In Mr. Love’s case – perhaps because he is a decade or more younger than the other men – are drawn in by his incisive portraits of the players and leaders with whom he came in contact. His book is more useful than the others if, for no other reason than he continued to have a high profile career long after the big band era was over and therefore brings the narrative to recent time.

Even before he became a player, Love started out idolizing the sound and style of Earl Warren, the lead saxist with Count Basie between 1937 and 1949. Before long he became an adept alto player and a particularly swift and accurate reader, in demand with the best territory outfits like the ones run by Lloyd Hunter and Nat Towles. The difficult arrangements he had to read in the Towles band prepared him for his stint with the Count Basie band which he joined in 1943 due to Earl Warren’s illness. On Warren’s return six weeks later, Love moved into Lucky Millinder’s band and was on his way.

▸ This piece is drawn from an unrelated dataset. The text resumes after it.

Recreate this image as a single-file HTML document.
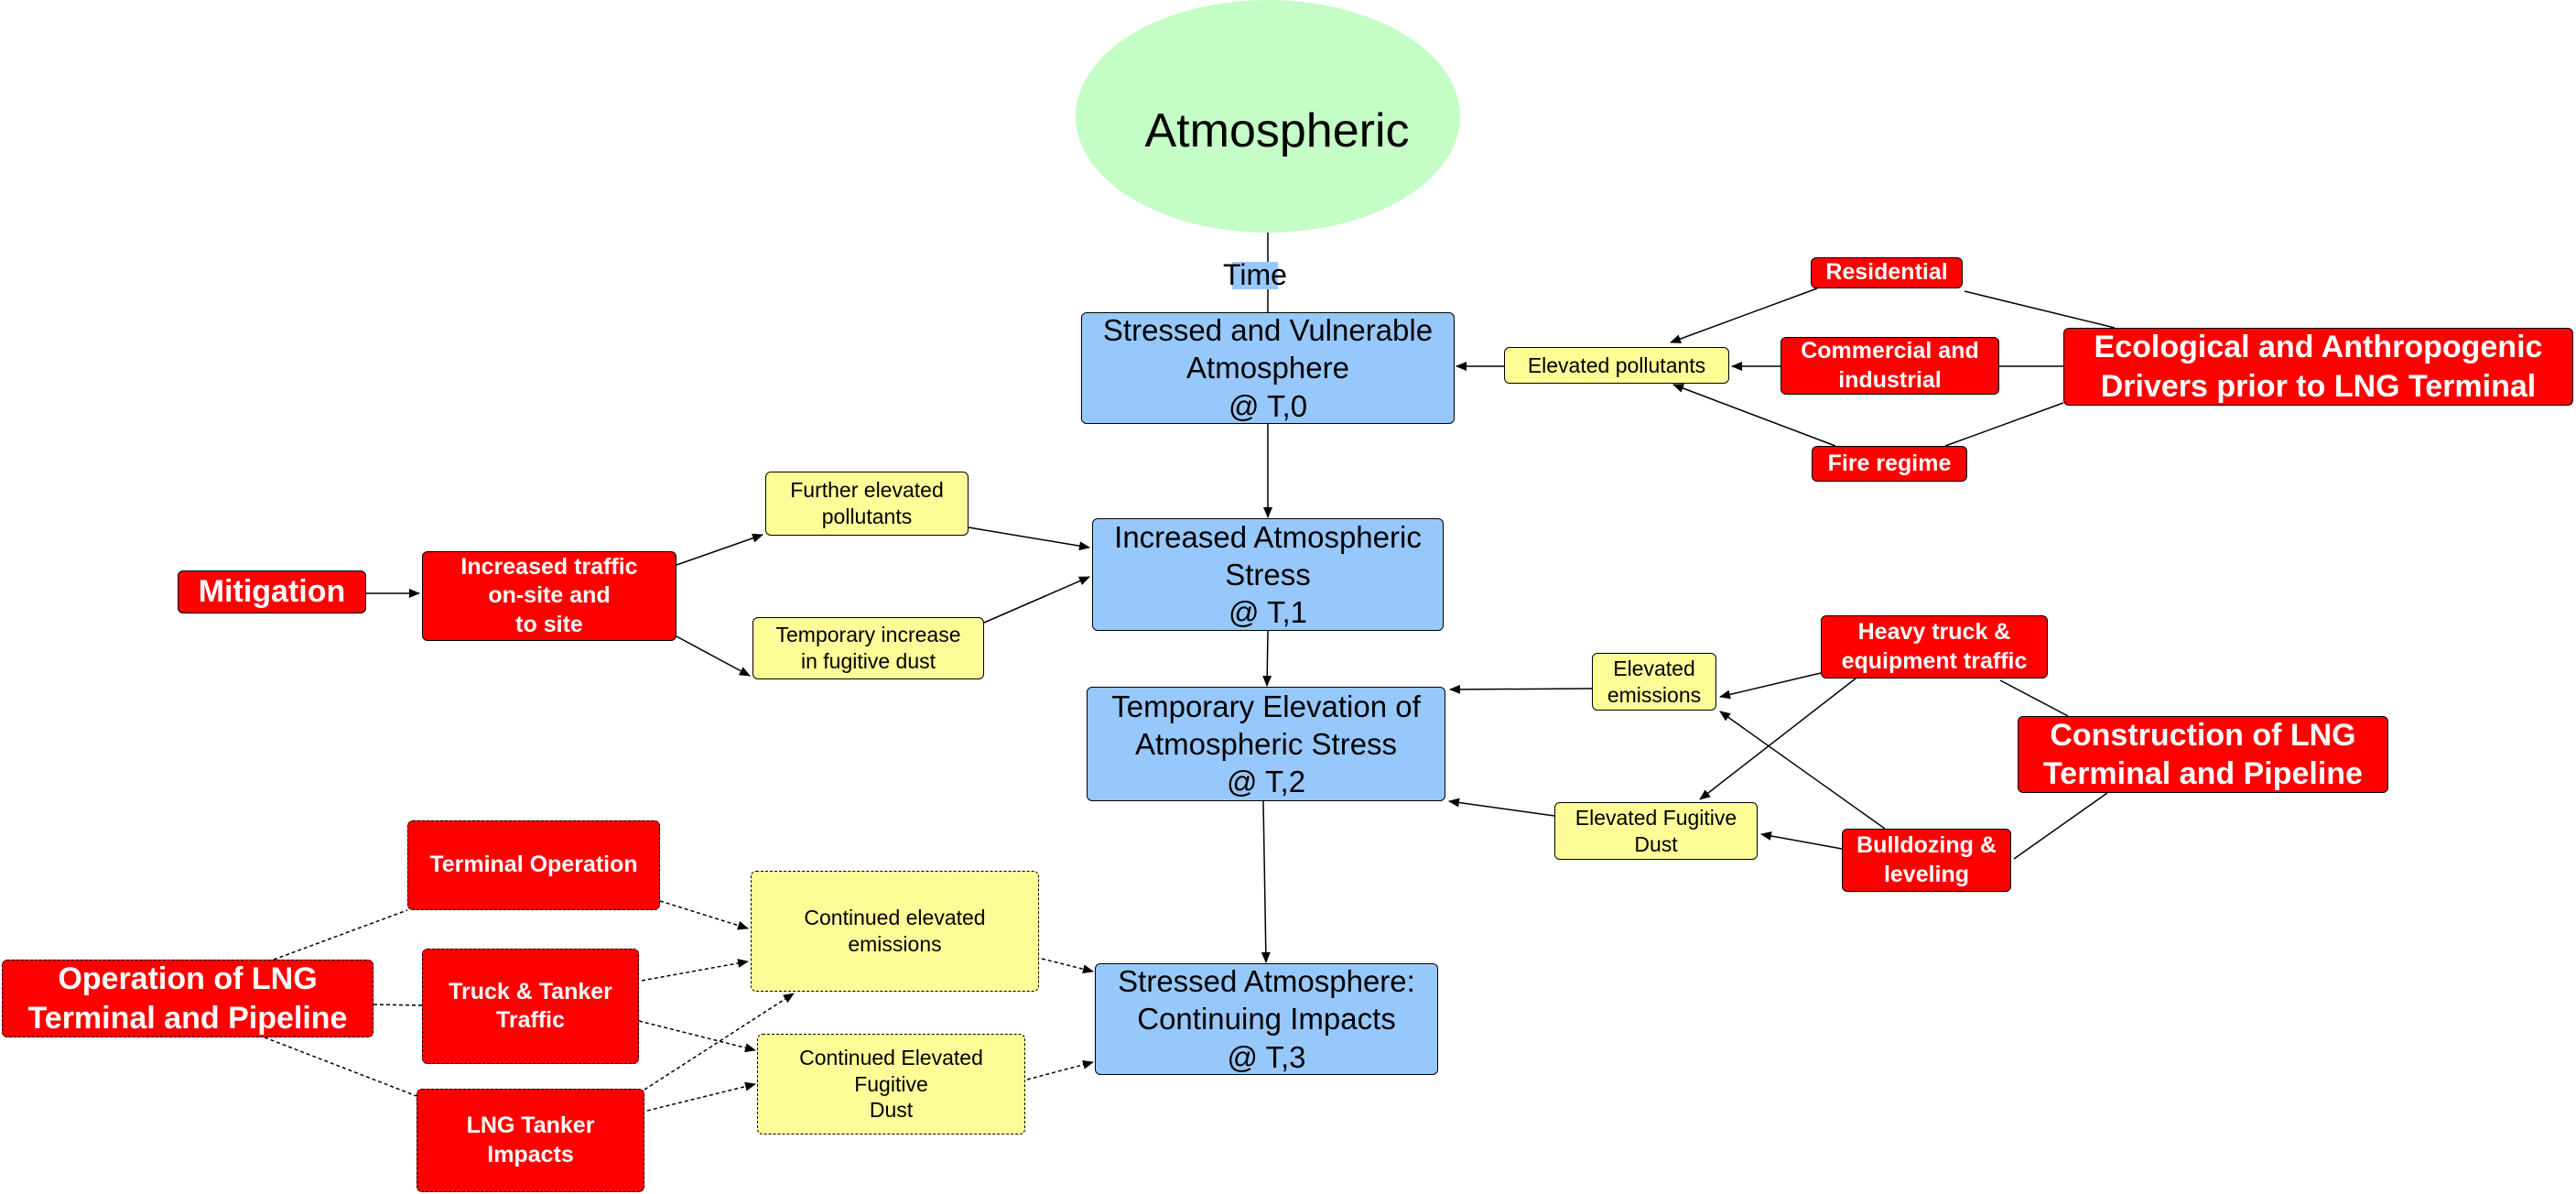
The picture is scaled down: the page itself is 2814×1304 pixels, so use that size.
<!DOCTYPE html>
<html><head><meta charset="utf-8"><style>
body{margin:0;width:2814px;height:1304px;background:#fff;position:relative;overflow:hidden;font-family:"Liberation Sans",sans-serif}
.n{position:absolute;display:flex;align-items:center;justify-content:center;text-align:center;box-sizing:border-box;border:1.5px solid #000;border-radius:6px;line-height:1.25}
.b{background:#97c8fc;font-size:33px;color:#000}
.y{background:#fdfd98;font-size:23px;color:#000}
.r{background:#fe0000;color:#fff;font-weight:bold;font-size:25px}
.R{background:#fe0000;color:#fff;font-weight:bold;font-size:34px}
.d{border-style:dashed}
svg{position:absolute;left:0;top:0}
</style></head><body>
<svg width="2814" height="1304">
<defs><marker id="a" markerWidth="12" markerHeight="10" refX="11" refY="5" orient="auto" markerUnits="userSpaceOnUse"><path d="M0,0L12,5L0,10z" fill="#000"/></marker></defs>
<ellipse cx="1385" cy="127" rx="210" ry="127" fill="#c4fdc5"/>
<g stroke="#000" stroke-width="1.5" fill="none">
<line x1="1385" y1="254" x2="1385" y2="341"/>
<line x1="1385" y1="463" x2="1385" y2="565" marker-end="url(#a)"/>
<line x1="1385" y1="689" x2="1384" y2="749" marker-end="url(#a)"/>
<line x1="1380" y1="875" x2="1383" y2="1051" marker-end="url(#a)"/>
<line x1="1643" y1="400" x2="1591" y2="400" marker-end="url(#a)"/>
<line x1="1945" y1="400" x2="1892" y2="400" marker-end="url(#a)"/>
<line x1="1985" y1="315" x2="1825" y2="374" marker-end="url(#a)"/>
<line x1="2005" y1="487" x2="1828" y2="420" marker-end="url(#a)"/>
<line x1="2146" y1="318" x2="2310" y2="358"/>
<line x1="2184" y1="400" x2="2254" y2="400"/>
<line x1="2125" y1="487" x2="2254" y2="440"/>
<line x1="1058" y1="576" x2="1190" y2="598" marker-end="url(#a)"/>
<line x1="1075" y1="680" x2="1190" y2="630" marker-end="url(#a)"/>
<line x1="739" y1="617" x2="833" y2="584" marker-end="url(#a)"/>
<line x1="739" y1="695" x2="819" y2="738" marker-end="url(#a)"/>
<line x1="400" y1="648" x2="458" y2="648" marker-end="url(#a)"/>
<line x1="1739" y1="752" x2="1584" y2="753" marker-end="url(#a)"/>
<line x1="1989" y1="735" x2="1879" y2="761" marker-end="url(#a)"/>
<line x1="2027" y1="741" x2="1857" y2="873" marker-end="url(#a)"/>
<line x1="2059" y1="905" x2="1879" y2="777" marker-end="url(#a)"/>
<line x1="1698" y1="891" x2="1583" y2="875" marker-end="url(#a)"/>
<line x1="2012" y1="927" x2="1924" y2="911" marker-end="url(#a)"/>
<line x1="2185" y1="743" x2="2259" y2="782"/>
<line x1="2302" y1="866" x2="2200" y2="938"/>
</g>
<g stroke="#000" stroke-width="1.5" fill="none" stroke-dasharray="4,3">
<line x1="299" y1="1048" x2="445" y2="994"/>
<line x1="408" y1="1097" x2="461" y2="1098"/>
<line x1="289" y1="1133" x2="455" y2="1197"/>
<line x1="721" y1="984" x2="817" y2="1014" marker-end="url(#a)"/>
<line x1="701" y1="1071" x2="817" y2="1050" marker-end="url(#a)"/>
<line x1="698" y1="1115" x2="825" y2="1147" marker-end="url(#a)"/>
<line x1="704" y1="1190" x2="867" y2="1085" marker-end="url(#a)"/>
<line x1="707" y1="1213" x2="825" y2="1184" marker-end="url(#a)"/>
<line x1="1138" y1="1047" x2="1194" y2="1061" marker-end="url(#a)"/>
<line x1="1122" y1="1179" x2="1194" y2="1160" marker-end="url(#a)"/>
</g>
<rect x="1346" y="286" width="50" height="30" fill="#97c8fc"/>
<text x="1371" y="311" font-size="32" text-anchor="middle" font-family="Liberation Sans">Time</text>
<text x="1395" y="160" font-size="52" text-anchor="middle" font-family="Liberation Sans">Atmospheric</text>
</svg>
<div class="n b" style="left:1181px;top:341px;width:408px;height:122px">Stressed and Vulnerable<br>Atmosphere<br>@ T,0</div>
<div class="n b" style="left:1193px;top:566px;width:384px;height:123px">Increased Atmospheric<br>Stress<br>@ T,1</div>
<div class="n b" style="left:1187px;top:750px;width:392px;height:125px">Temporary Elevation of<br>Atmospheric Stress<br>@ T,2</div>
<div class="n b" style="left:1196px;top:1052px;width:375px;height:122px">Stressed Atmosphere:<br>Continuing Impacts<br>@ T,3</div>
<div class="n y" style="left:1643px;top:379px;width:246px;height:40px">Elevated pollutants</div>
<div class="n y" style="left:836px;top:515px;width:222px;height:70px">Further elevated<br>pollutants</div>
<div class="n y" style="left:822px;top:674px;width:253px;height:68px">Temporary increase<br>in fugitive dust</div>
<div class="n y" style="left:1739px;top:713px;width:136px;height:63px">Elevated<br>emissions</div>
<div class="n y" style="left:1698px;top:876px;width:222px;height:63px">Elevated Fugitive<br>Dust</div>
<div class="n y d" style="left:820px;top:951px;width:315px;height:132px">Continued elevated<br>emissions</div>
<div class="n y d" style="left:827px;top:1129px;width:293px;height:110px">Continued Elevated<br>Fugitive<br>Dust</div>
<div class="n r" style="left:1978px;top:281px;width:166px;height:34px">Residential</div>
<div class="n r" style="left:1945px;top:368px;width:239px;height:63px">Commercial and<br>industrial</div>
<div class="n r" style="left:1979px;top:487px;width:170px;height:39px">Fire regime</div>
<div class="n R" style="left:2254px;top:358px;width:557px;height:85px">Ecological and Anthropogenic<br>Drivers prior to LNG Terminal</div>
<div class="n R" style="left:194px;top:623px;width:206px;height:47px">Mitigation</div>
<div class="n r" style="left:461px;top:602px;width:278px;height:98px">Increased traffic<br>on-site and<br>to site</div>
<div class="n r" style="left:1989px;top:672px;width:248px;height:69px">Heavy truck &amp;<br>equipment traffic</div>
<div class="n R" style="left:2204px;top:782px;width:405px;height:84px">Construction of LNG<br>Terminal and Pipeline</div>
<div class="n r" style="left:2012px;top:905px;width:185px;height:69px">Bulldozing &amp;<br>leveling</div>
<div class="n r d" style="left:445px;top:896px;width:276px;height:98px">Terminal Operation</div>
<div class="n R d" style="left:2px;top:1048px;width:406px;height:85px">Operation of LNG<br>Terminal and Pipeline</div>
<div class="n r d" style="left:461px;top:1036px;width:237px;height:126px">Truck &amp; Tanker<br>Traffic</div>
<div class="n r d" style="left:455px;top:1189px;width:249px;height:113px">LNG Tanker<br>Impacts</div>
</body></html>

Each chapter is a gem. Those dealing with the Basie years are particularly moving. When he joined it full time in 1945, they were playing to packed houses throughout the country. This continued through 1946 with enthusiastic crowds greeting Basie’s superb band. Almost without warning, in 1947, they found themselves playing to half-empty theaters with indifferent, almost hostile audiences. Rhythm and blues and be pob had drawn the audience away. The inevitable consequence was an erosion of the standard Basie had established with his swing style for so many years. Love returned to Omaha the next year and started his own territory band without success. But by the early 1950’s, he was well established in the field and was earning good money playing a mix of swing and Lombardo style that kept him well employed for almost a decade.

In 1961, Johnny Otis, the drummer who was his old friend, and with whom he had first worked in Lloyd Hunter’s band twenty years earlier, called him to come out to Los Angeles and get in on the burgeoning soul bandwagon. A year or two later, Love answered an audition to work for the Temptations. When Love’s turn came around, he played their big hit, “My Girl,” which was written in a particularly difficult high key, with a stunning rich full tone. Quickly dismissing the other contenders, Cornelius Grant, their bandleader, said, “We have had this music, especially “My Girl,” played by alto men all over the country, but nobody ever played it as quickly or with all that soulful phrasing.” From then on, Love’s status as an important member of the Temptations’ back-up band and ultimately the west coast bandleader for all of Motown’s acts were assured.

Eventually Love gave up his lucrative life to return to Omaha where he still plays locally, writes for the Omaha Star, lectures at colleges in the area, and occasionally tours Europe. In A Thousand Honey Creeks Later, he has produced a lively and colorful memoir.